### What to do
Every line holding the string "React" should be gathered.

### Given data
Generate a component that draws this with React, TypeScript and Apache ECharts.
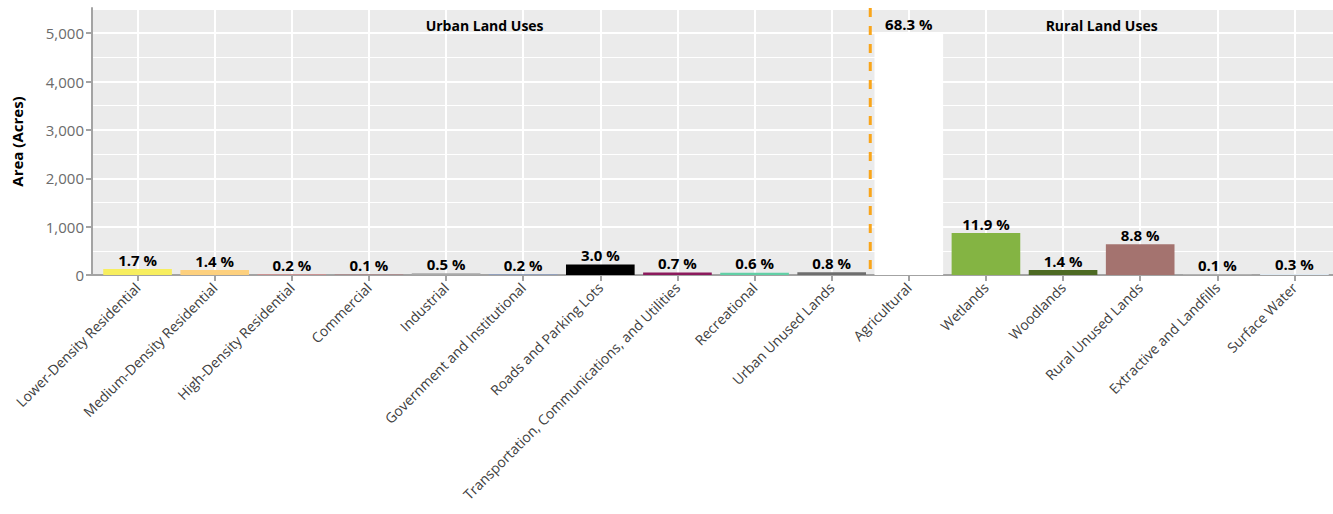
import React, { useEffect, useRef } from "react";
import * as echarts from "echarts";

const categories = [
  "Lower-Density Residential",
  "Medium-Density Residential",
  "High-Density Residential",
  "Commercial",
  "Industrial",
  "Government and Institutional",
  "Roads and Parking Lots",
  "Transportation, Communications, and Utilities",
  "Recreational",
  "Urban Unused Lands",
  "Agricultural",
  "Wetlands",
  "Woodlands",
  "Rural Unused Lands",
  "Extractive and Landfills",
  "Surface Water",
];

const areaAcres = [124, 102, 15, 7, 37, 15, 219, 51, 44, 58, 4990, 866, 102, 636, 7, 22];

const percentLabels = [
  "1.7 %", "1.4 %", "0.2 %", "0.1 %", "0.5 %", "0.2 %", "3.0 %", "0.7 %", "0.6 %", "0.8 %",
  "68.3 %", "11.9 %", "1.4 %", "8.8 %", "0.1 %", "0.3 %",
];

const barColors = [
  "#f7ee5f", "#fdd07e", "#d98c8c", "#c4545a", "#a9a9a9", "#8c9fc4", "#000000", "#8b1a5c",
  "#62cfa6", "#6e6e6e", "#ffffff", "#84b443", "#4d6a23", "#a4736f", "#dcdcdc", "#dfeaf3",
];

const groupTitles = ["Urban Land Uses", "Rural Land Uses"];
const lastUrbanCategory = "Urban Unused Lands";
const firstRuralCategory = "Agricultural";

const yTickInterval = 1000;
const yMax = 5520;

const FONT = "'Open Sans', 'Noto Sans', sans-serif";

export default function App() {
  const ref = useRef<HTMLDivElement>(null);

  useEffect(() => {
    if (!ref.current) return;
    const chart = echarts.init(ref.current, undefined, { renderer: "svg" });
    const axisGray = "#a3a3a3";
    chart.setOption({
      animation: false,
      textStyle: { fontFamily: FONT },
      grid: [
        { left: 92, top: 8, right: -4, bottom: 239, show: true, backgroundColor: "#ebebeb", borderWidth: 0 },
        { left: 99, top: 8, right: -4, bottom: 239 },
      ],
      xAxis: [
        {
          gridIndex: 0,
          type: "value",
          min: 0,
          max: 1,
          axisLine: { show: true, lineStyle: { color: axisGray, width: 2 } },
          axisTick: { show: false },
          axisLabel: { show: false },
          splitLine: { show: false },
        },
        {
          gridIndex: 1,
          type: "category",
          data: categories,
          axisLine: { show: false },
          axisTick: { show: true, alignWithLabel: true, length: 6, lineStyle: { color: axisGray, width: 2 } },
          axisLabel: {
            interval: 0,
            rotate: 45,
            fontSize: 14,
            color: "#404040",
            margin: 10,
            fontFamily: FONT,
          },
          splitLine: { show: true, alignWithLabel: true, lineStyle: { color: "#ffffff", width: 2 } },
        },
      ],
      yAxis: [
        {
          gridIndex: 0,
          type: "value",
          min: 0,
          max: yMax,
          interval: yTickInterval,
          name: "Area (Acres)",
          nameLocation: "middle",
          nameGap: 68,
          nameTextStyle: { fontWeight: "bold", fontSize: 15, color: "#000", fontFamily: FONT },
          axisLine: { show: true, lineStyle: { color: axisGray, width: 2 } },
          axisTick: { show: true, length: 6, lineStyle: { color: axisGray, width: 2 } },
          axisLabel: {
            fontSize: 15,
            color: "#6b6b6b",
            margin: 8,
            showMaxLabel: false,
            fontFamily: FONT,
            formatter: (v: number) => v.toLocaleString("en-US"),
          },
          splitLine: { show: true, lineStyle: { color: "#ffffff", width: 2 } },
          minorTick: { show: false, splitNumber: 2 },
          minorSplitLine: { show: true, lineStyle: { color: "#ffffff", width: 1 } },
        },
        {
          gridIndex: 1,
          type: "value",
          min: 0,
          max: yMax,
          interval: yTickInterval,
          show: false,
          splitLine: { show: false },
        },
      ],
      series: [
        {
          type: "bar",
          xAxisIndex: 1,
          yAxisIndex: 1,
          barCategoryGap: "11%",
          data: areaAcres.map((v, i) => ({ value: v, itemStyle: { color: barColors[i] } })),
          label: {
            show: true,
            position: "top",
            distance: 2,
            fontSize: 15,
            fontWeight: "bold",
            color: "#000",
            fontFamily: FONT,
            formatter: (p: any) => percentLabels[p.dataIndex],
          },
        },
      ],
    });

    // Divider between urban and rural groups, placed through the category axis.
    const xa = chart.convertToPixel({ xAxisIndex: 1 }, lastUrbanCategory) as number;
    const xb = chart.convertToPixel({ xAxisIndex: 1 }, firstRuralCategory) as number;
    const xDiv = (xa + xb) / 2;
    const yTop = chart.convertToPixel({ yAxisIndex: 1 }, yMax) as number;
    const yBottom = chart.convertToPixel({ yAxisIndex: 1 }, 0) as number;
    const urbanCenter =
      ((chart.convertToPixel({ xAxisIndex: 1 }, categories[0]) as number) + xa) / 2;
    const ruralCenter =
      (xb + (chart.convertToPixel({ xAxisIndex: 1 }, categories[categories.length - 1]) as number)) / 2;

    chart.setOption({
      graphic: [
        {
          type: "line",
          z: 50,
          shape: { x1: xDiv, y1: yTop, x2: xDiv, y2: yBottom },
          style: { stroke: "#f9a51a", lineWidth: 3, lineDash: [9, 9] },
        },
        {
          type: "text",
          x: urbanCenter,
          y: 25,
          z: 50,
          style: {
            text: groupTitles[0],
            font: `bold 14px ${FONT}`,
            fill: "#000",
            align: "center",
            verticalAlign: "middle",
          },
        },
        {
          type: "text",
          x: ruralCenter,
          y: 25,
          z: 50,
          style: {
            text: groupTitles[1],
            font: `bold 14px ${FONT}`,
            fill: "#000",
            align: "center",
            verticalAlign: "middle",
          },
        },
      ],
    });
    return () => chart.dispose();
  }, []);

  return (
    <div
      ref={ref}
      style={{ position: "fixed", left: 0, top: 0, width: 1333, height: 514, background: "#fff" }}
    />
  );
}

### Output for this task
Generate a component that draws this with React, TypeScript and Apache ECharts.
import React, { useEffect, useRef } from "react";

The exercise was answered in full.